Les évêques catholiques ne donneront pas de consignes de vote avant le 24 avril afin de faire barrage au Rassemblement national. Déjà, en 2017, ils étaient restés silencieux avant le duel Macron-Le Pen. D’ailleurs, pourquoi parleraient-ils ? Parce qu’ils l’ont longtemps fait. Jusque dans les années 1960, évêques et prêtres donnaient des consignes de vote à leurs ouailles. C’était une époque où ils incarnaient une parole d’autorité et décourageaient de voter pour les partis anticléricaux. Ce temps est révolu.

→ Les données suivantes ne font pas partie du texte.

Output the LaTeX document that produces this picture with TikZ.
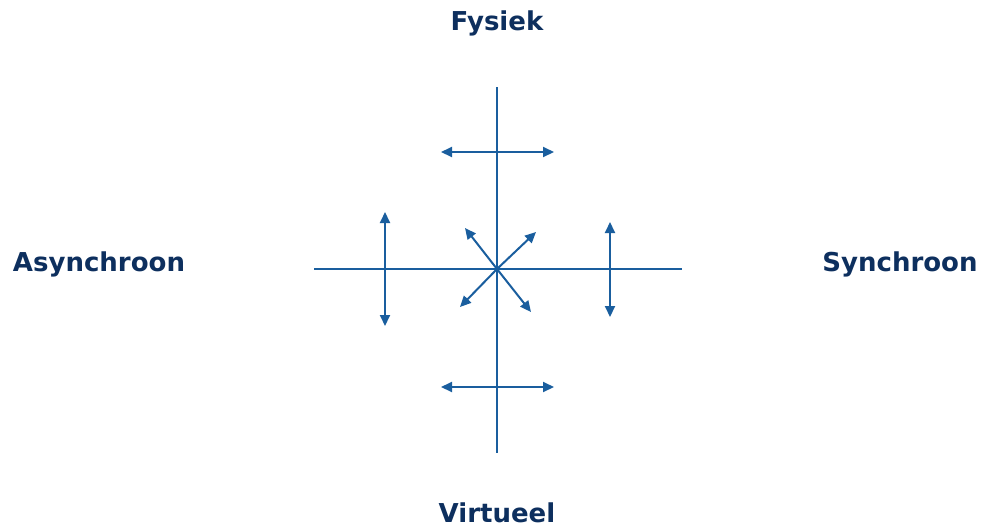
\documentclass[tikz,border=0pt]{standalone}
\usepackage{fontspec}
\setmainfont{DejaVu Sans}
\usetikzlibrary{arrows.meta}
\definecolor{txtc}{HTML}{0D2F5E}
\definecolor{linec}{HTML}{1A5E9E}
\begin{document}
\begin{tikzpicture}[x=1pt,y=-1pt,
  axis/.style={draw=linec,line width=2.6pt},
  dbl/.style={draw=linec,line width=2pt,{Triangle[length=11pt,width=10pt]}-{Triangle[length=11pt,width=10pt]}},
  one/.style={draw=linec,line width=2pt,-{Triangle[length=11pt,width=10pt]}},
  lbl/.style={text=txtc,font=\bfseries\fontsize{26}{30}\selectfont,inner sep=0pt}]
\useasboundingbox (0,0) rectangle (983,528);
\coordinate (c) at (497,269);
\coordinate (vt) at (497,87);
\coordinate (vb) at (497,453);
\coordinate (hl) at (314,269);
\coordinate (hr) at (682,269);
\draw[axis] (vt) -- (vb);
\draw[axis] (hl) -- (hr);
\coordinate (t1) at (441,152); \coordinate (t2) at (554,152);
\coordinate (b1) at (441,387); \coordinate (b2) at (554,387);
\coordinate (l1) at (385,212); \coordinate (l2) at (385,326);
\coordinate (r1) at (610,222); \coordinate (r2) at (610,317);
\draw[dbl] (t1) -- (t2);
\draw[dbl] (b1) -- (b2);
\draw[dbl] (l1) -- (l2);
\draw[dbl] (r1) -- (r2);
\coordinate (d1) at (465,228); \coordinate (d2) at (536,232);
\coordinate (d3) at (460,307); \coordinate (d4) at (531,312);
\draw[one] (c) -- (d1);
\draw[one] (c) -- (d2);
\draw[one] (c) -- (d3);
\draw[one] (c) -- (d4);
\node[lbl] (fys) at (497,23) {Fysiek};
\node[lbl] (vir) at (497,513) {Virtueel};
\node[lbl] (asy) at (99,264) {Asynchroon};
\node[lbl] (syn) at (900,264) {Synchroon};
\end{tikzpicture}
\end{document}
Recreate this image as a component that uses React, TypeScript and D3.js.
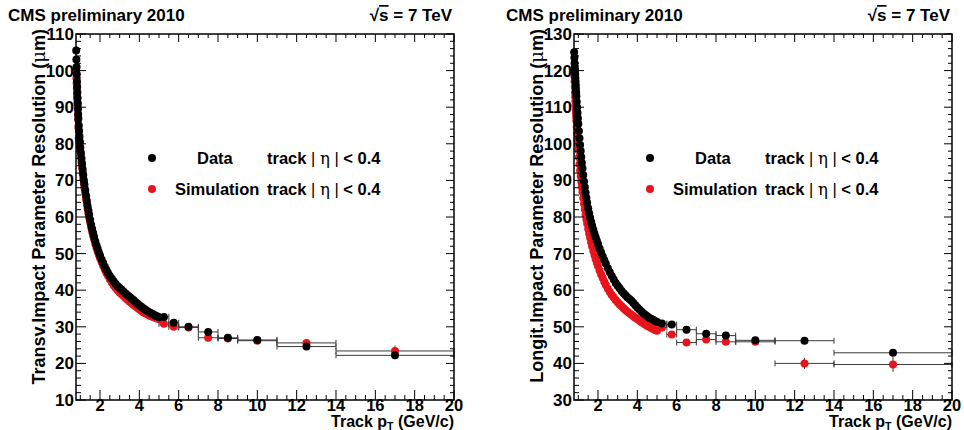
import React from "react";
import * as d3 from "d3";

// ---------- data ----------
const ptDense = [
  0.79, 0.8, 0.81, 0.82, 0.83, 0.84, 0.85, 0.86, 0.87, 0.88, 0.89, 0.9,
  0.92, 0.94, 0.96, 0.98, 1.0,
  1.03, 1.06, 1.09, 1.12, 1.15, 1.18, 1.21,
  1.25, 1.29, 1.33, 1.37, 1.41, 1.45,
  1.5, 1.55, 1.6, 1.65, 1.7,
  1.76, 1.82, 1.88, 1.94, 2.0,
  2.08, 2.16, 2.24, 2.32, 2.4,
  2.5, 2.6, 2.7, 2.8, 2.9, 3.0, 3.1, 3.2, 3.3, 3.4, 3.5, 3.6, 3.7, 3.8, 3.9,
  4.0, 4.1, 4.2, 4.3, 4.4, 4.5, 4.6, 4.7, 4.8, 4.9, 5.0,
];

const transvData = [
  105.5, 103, 101, 99, 97, 95.5, 94, 92.5, 91, 89.5, 88, 87,
  85, 83.5, 82, 80.5, 79,
  77.5, 76, 74.5, 73, 71.5, 70, 68.8,
  67.3, 65.8, 64.4, 63, 61.8, 60.6,
  59.2, 57.9, 56.7, 55.6, 54.6,
  53.4, 52.3, 51.3, 50.4, 49.5,
  48.4, 47.4, 46.5, 45.6, 44.8,
  43.9, 43.1, 42.4, 41.7, 41.1, 40.6, 40.1, 39.6, 39.1, 38.6, 38.2, 37.7, 37.3,
  36.8, 36.4, 35.9, 35.5, 35.1, 34.7, 34.3, 34.0, 33.7, 33.4, 33.1, 32.9, 32.6,
];

const transvSim = [
  100, 98, 96.5, 95, 93.5, 92.5, 91.5, 90.5, 89.5, 88, 86.5, 84.5,
  81.5, 81, 80, 79, 78,
  76.5, 75, 73.5, 72, 70.5, 69.2, 68,
  66.5, 65, 63.6, 62.3, 61, 59.8,
  58.5, 57.2, 56, 54.9, 53.9,
  52.7, 51.6, 50.6, 49.7, 48.8,
  47.7, 46.7, 45.7, 44.8, 44,
  43, 42.1, 41.3, 40.6, 40, 39.4, 38.9, 38.4, 37.9, 37.4, 36.9, 36.5, 36,
  35.6, 35.2, 34.8, 34.4, 34, 33.7, 33.4, 33.1, 32.9, 32.7, 32.5, 32.3, 32.1,
];

const longitData = [
  125, 123.5, 122, 121, 120, 119, 118, 117, 116, 115, 114, 113,
  111.5, 110, 108.5, 107, 105.5,
  103.5, 101.5, 99.7, 98, 96.4, 94.8, 93.3,
  91.5, 89.7, 88.1, 86.6, 85.2, 83.9,
  82.4, 81, 79.8, 78.7, 77.7,
  76.6, 75.5, 74.5, 73.5, 72.6,
  71.4, 70.3, 69.2, 68.2, 67.2,
  66, 64.9, 63.9, 62.9, 62, 61.2, 60.5, 59.8, 59.2, 58.6, 58, 57.6, 57.1,
  56.5, 55.9, 55.3, 54.7, 54.2, 53.7, 53.3, 52.9, 52.5, 52.2, 51.9, 51.6, 51.3,
];

const longitSim = [
  120, 118.5, 117, 115.5, 114, 112.8, 111.6, 110.5, 109.4, 108.3, 107.3, 106.3,
  104.5, 102.8, 101.2, 99.7, 98.3,
  96.3, 94.4, 92.7, 91.1, 89.6, 88.2, 86.9,
  85.2, 83.6, 82.1, 80.7, 79.4, 78.2,
  76.8, 75.5, 74.3, 73.1, 72,
  70.8, 69.6, 68.5, 67.5, 66.6,
  65.4, 64.3, 63.3, 62.3, 61.4,
  60.4, 59.5, 58.7, 58, 57.3, 56.7, 56.1, 55.6, 55.1, 54.6, 54.1, 53.7, 53.3,
  52.9, 52.5, 52.1, 51.7, 51.3, 51, 50.6, 50.3, 50, 49.7, 49.4, 49.1, 48.9,
];

const ptWide = [5.25, 5.75, 6.5, 7.5, 8.5, 10, 12.5, 17];
const ptWideLo = [5, 5.5, 6, 7, 8, 9, 11, 14];
const ptWideHi = [5.5, 6, 7, 8, 9, 11, 14, 20];

const transvDataWide = [32.7, 31.1, 30.0, 28.6, 27.0, 26.4, 24.6, 22.2];
const transvDataErr = [0.3, 0.3, 0.3, 0.4, 0.4, 0.4, 0.6, 0.8];
const transvSimWide = [30.8, 30.0, 29.8, 27.0, 26.8, 26.2, 25.6, 23.4];
const transvSimErr = [0.3, 0.3, 0.4, 0.5, 0.5, 0.6, 1.0, 1.5];

const longitDataWide = [50.9, 50.6, 49.2, 48.1, 47.6, 46.3, 46.2, 42.9];
const longitDataErr = [0.3, 0.3, 0.4, 0.4, 0.5, 0.5, 0.8, 1.0];
const longitSimWide = [49.8, 47.9, 45.7, 46.5, 45.9, 45.9, 40.0, 39.7];
const longitSimErr = [0.4, 0.4, 0.5, 0.6, 0.6, 0.7, 1.5, 2.0];

const xTickLabels = [2, 4, 6, 8, 10, 12, 14, 16, 18, 20];
const transvYTicks = [10, 20, 30, 40, 50, 60, 70, 80, 90, 100, 110];
const longitYTicks = [30, 40, 50, 60, 70, 80, 90, 100, 110, 120, 130];

const titleText = "CMS preliminary 2010";
const legendData = "Data";
const legendSim = "Simulation";

// ---------- styling ----------
const FONT = "'Liberation Sans', Arial, Helvetica, sans-serif";
const RED = "#e8141c";
const BLACK = "#000";
const ERR = "#3a3a3a";

type PanelProps = {
  left: number;
  right: number;
  yTicks: number[];
  yTitle: string;
  denseData: number[];
  denseSim: number[];
  wideData: number[];
  wideDataErr: number[];
  wideSim: number[];
  wideSimErr: number[];
};

function Panel(p: PanelProps) {
  const top = 34;
  const bottom = 400;
  const yMin = p.yTicks[0];
  const yMax = p.yTicks[p.yTicks.length - 1];
  const x = d3.scaleLinear().domain([0.78, 20]).range([p.left, p.right]);
  const y = d3.scaleLinear().domain([yMin, yMax]).range([bottom, top]);

  const xMinor = d3.range(1, 20.001, 0.5).filter((v) => Math.abs(v / 2 - Math.round(v / 2)) > 1e-6);
  const yMinor = d3.range(yMin, yMax + 0.001, 2).filter((v) => Math.abs(v % 10) > 1e-6);

  const r = 4;
  const denseSim = ptDense.map((pt, i) => ({ pt, v: p.denseSim[i] }));
  const denseData = ptDense.map((pt, i) => ({ pt, v: p.denseData[i] }));

  const errBars = (vals: number[], errs: number[], key: string) =>
    ptWide.map((pt, i) => {
      const cy = y(vals[i]);
      const x0 = x(ptWideLo[i]);
      const x1 = x(ptWideHi[i]);
      return (
        <g key={key + i} stroke={ERR} strokeWidth={1}>
          <line x1={x0} x2={x1} y1={cy} y2={cy} />
          <line x1={x0} x2={x0} y1={cy - 3} y2={cy + 3} />
          <line x1={x1} x2={x1} y1={cy - 3} y2={cy + 3} />
          <line x1={x(pt)} x2={x(pt)} y1={y(vals[i] - errs[i])} y2={y(vals[i] + errs[i])} />
        </g>
      );
    });

  const legX = p.left + 76;

  return (
    <g fontFamily={FONT} fontWeight="bold">
      {/* header */}
      <text x={p.left - 68} y={21} fontSize={17}>{titleText}</text>
      <text x={p.right - 2} y={21} fontSize={17} textAnchor="end">
        √<tspan textDecoration="overline">s</tspan> = 7 TeV
      </text>

      {/* error bars */}
      {errBars(p.wideSim, p.wideSimErr, "se")}
      {errBars(p.wideData, p.wideDataErr, "de")}

      {/* markers: simulation first, data on top */}
      {denseSim.map((d, i) => (
        <circle key={"s" + i} cx={x(d.pt)} cy={y(d.v)} r={r} fill={RED} />
      ))}
      {ptWide.map((pt, i) => (
        <circle key={"sw" + i} cx={x(pt)} cy={y(p.wideSim[i])} r={r} fill={RED} />
      ))}
      {denseData.map((d, i) => (
        <circle key={"d" + i} cx={x(d.pt)} cy={y(d.v)} r={r} fill={BLACK} />
      ))}
      {ptWide.map((pt, i) => (
        <circle key={"dw" + i} cx={x(pt)} cy={y(p.wideData[i])} r={r} fill={BLACK} />
      ))}

      {/* frame */}
      <rect x={p.left} y={top} width={p.right - p.left} height={bottom - top} fill="none" stroke="#000" strokeWidth={1.5} />

      {/* x ticks */}
      {xTickLabels.map((t) => (
        <g key={"xt" + t} stroke="#000" strokeWidth={1}>
          <line x1={x(t)} x2={x(t)} y1={bottom} y2={bottom - 10} />
          <line x1={x(t)} x2={x(t)} y1={top} y2={top + 8} />
        </g>
      ))}
      {xMinor.map((t) => (
        <g key={"xm" + t} stroke="#000" strokeWidth={1}>
          <line x1={x(t)} x2={x(t)} y1={bottom} y2={bottom - 5} />
          <line x1={x(t)} x2={x(t)} y1={top} y2={top + 4} />
        </g>
      ))}
      {xTickLabels.map((t) => (
        <text key={"xl" + t} x={x(t)} y={411} fontSize={16.5} textAnchor="middle">{t}</text>
      ))}

      {/* y ticks */}
      {p.yTicks.map((t) => (
        <g key={"yt" + t} stroke="#000" strokeWidth={1}>
          <line x1={p.left} x2={p.left + 10} y1={y(t)} y2={y(t)} />
          <line x1={p.right} x2={p.right - 8} y1={y(t)} y2={y(t)} />
        </g>
      ))}
      {yMinor.map((t) => (
        <g key={"ym" + t} stroke="#000" strokeWidth={1}>
          <line x1={p.left} x2={p.left + 5} y1={y(t)} y2={y(t)} />
          <line x1={p.right} x2={p.right - 4} y1={y(t)} y2={y(t)} />
        </g>
      ))}
      {p.yTicks.map((t) => (
        <text key={"yl" + t} x={p.left - 2} y={y(t) + 6} fontSize={17} textAnchor="end">{t}</text>
      ))}

      {/* axis titles */}
      <text transform={`translate(${p.left - 31},29) rotate(-90)`} fontSize={18} textAnchor="end">
        {p.yTitle} (<tspan fontWeight="normal" fontFamily="'DejaVu Serif', serif">μ</tspan>m)
      </text>
      <text x={p.right} y={427} fontSize={16} textAnchor="end">
        Track p<tspan fontSize={10.5} dy={2.5}>T</tspan>
        <tspan dy={-2.5}> (GeV/c)</tspan>
      </text>

      {/* legend */}
      <circle cx={legX} cy={158} r={r} fill={BLACK} />
      <text x={p.left + 121} y={164} fontSize={16.5}>{legendData}</text>
      <circle cx={legX} cy={189} r={r} fill={RED} />
      <text x={p.left + 99} y={195} fontSize={16.5}>{legendSim}</text>
      {[164, 195].map((by) => (
        <text key={"tr" + by} x={p.left + 191} y={by} fontSize={16.5}>
          track <tspan fontWeight="normal">|</tspan> <tspan fontWeight="normal" fontFamily="'DejaVu Serif', serif">η</tspan> <tspan fontWeight="normal">|</tspan> &lt; 0.4
        </text>
      ))}
    </g>
  );
}

export default function App() {
  return (
    <svg
      width={964}
      height={430}
      style={{ position: "absolute", left: 0, top: 0, background: "#fff" }}
    >
      <rect x={0} y={0} width={964} height={430} fill="#fff" />
      <Panel
        left={76}
        right={454}
        yTicks={transvYTicks}
        yTitle="Transv.Impact Parameter Resolution"
        denseData={transvData}
        denseSim={transvSim}
        wideData={transvDataWide}
        wideDataErr={transvDataErr}
        wideSim={transvSimWide}
        wideSimErr={transvSimErr}
      />
      <Panel
        left={574}
        right={952}
        yTicks={longitYTicks}
        yTitle="Longit.Impact Parameter Resolution"
        denseData={longitData}
        denseSim={longitSim}
        wideData={longitDataWide}
        wideDataErr={longitDataErr}
        wideSim={longitSimWide}
        wideSimErr={longitSimErr}
      />
    </svg>
  );
}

Après le règlement de la question scolaire avec la loi Debré, et la reconnaissance par l’épiscopat du pluralisme au sein du catholicisme en 1972, cette parole a évolué.

Mais elle a continué à s’exercer, à travers toute une génération d’évêques, Mgr Jean-Marie Lustiger, Mgr Albert Decourtray, Mgr Gabriel Matagrin, qui intervenaient régulièrement dans le débat public. En jeu, la conception d’une Église incarnée dans un monde où elle voit l’œuvre de Dieu, ce qui ne l’empêche pas d’entretenir un rapport de « distance critique » avec la société. […]

Ce n’est plus le cas. Les évêques ont publié un document en janvier, auxquels ils continuent de renvoyer les fidèles, pour rappeler quelques principes. Le refus de voter pour l’extrême droite n’en fait pas partie. Qu’est-ce qui a changé ? Sans doute d’abord les catholiques eux-mêmes. Comme le reste de la société, ils sont nombreux à voter pour les partis d’extrême droite. C’est nouveau. De plus, toujours comme la société, ils sont divisés et les évêques craignent de briser un peu plus cette unité fragile.

A changé aussi le rapport de l’Église au débat démocratique. Les lois sociétales (PMA, révision des lois de bioéthique…) sont passées par là. Domine le sentiment que le christianisme n’a plus la possibilité de peser sur les grandes ­décisions. Surtout, les évêques sont confrontés aux mêmes difficultés que les hommes publics. On le voit bien avec cette campagne électorale : comment avoir une parole audible, se faire entendre ? Quel est le statut de la parole aujourd’hui ? Qui peut parler ? Comment ? Redoutable question pour les hommes politiques, mais aussi pour les hommes d’une institution ecclésiale qui a toujours considéré que la Parole faisait partie de sa mission, et notamment prétend avoir une « parole de Vérité ». Difficile au temps des fake news.

Faut-il pour autant renoncer à toute parole prophétique ? Non, mais sans doute les évêques doivent-ils l’ancrer dans un dialogue commun. « Quelle est, face à la terre, au sol, au ciel, à tous les êtres que nous y rencontrons qui nous permettent d’être, la parole de Dieu à entendre ? », demandait la semaine dernière le président de la conférence épiscopale, Mgr Éric de Moulins-Beaufort dans une méditation sur la politique qu’il terminait ainsi : « Notre pays ne se définit pas par la nostalgie de ses grandeurs passées, il ne se grandit pas en prétendant s’entourer de murs, il ne se grandirait pas non plus s’il en venait à renoncer à accompagner les êtres humains jusqu’au bout de leur vie en les entourant de fraternité. » Ne serait-ce que pour ces raisons-là, il serait terrible que l’Église renonce à parler.